Lab Size, take 3

May 17, 2019

I was struck by a couple of tweets. The first seems to find it worthy of remark that staff on a grant are expensive.

and the second seems to outline what appears normal for one grant proposal in the eyes of this tweeter.

One postdoc, three grad students, an unspecified part time for an undergrad and similarly unspecified time for a tech. Lets say part-time is half and “some hours” equals a quarter. But the specifics here don’t really matter because “my technician” gives us a pretty good clue when it comes to lab size.

I return to a question I have asked this audience before. What, in you view, is a standard, average lab size?
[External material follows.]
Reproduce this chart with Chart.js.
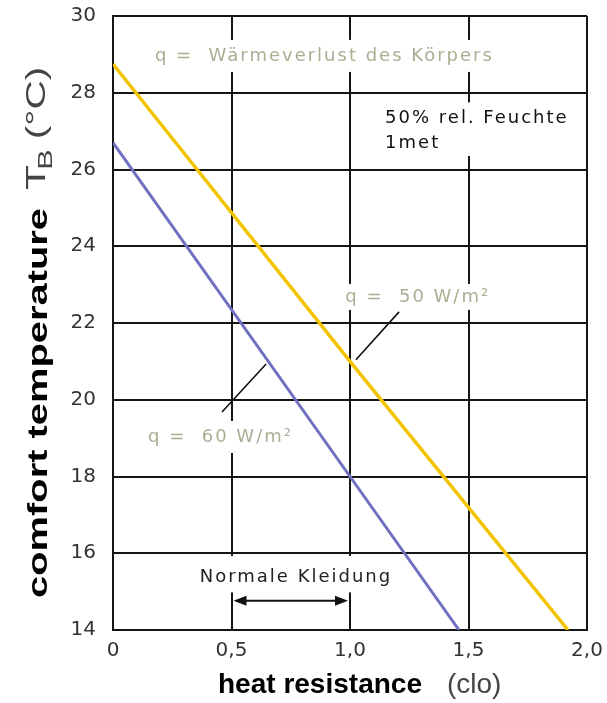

What size do you think would be about right for yourself? What are the bounds? What size is too small for you really to feel like you have “a lab” going? What size is getting up there into “whoa, that’s a big lab” territory?

The follow up question is, once you have this ideal lab size in mind, how does it fit with your heartfelt beliefs about how NIH grant moneys should be distributed. This tweep came up with a number that is significantly above the full-modular NIH limit of $250,000 per year. It is a number that would require traditional budgeting and, in some ICs, might get cuts even larger than their default 10%. It is a number that would fit a lot more comfortably into two R01 scope grants…in terms of the budget.

Can you square your ideas of fair NIH grant award with your ideas on normal average nothing-special lab size?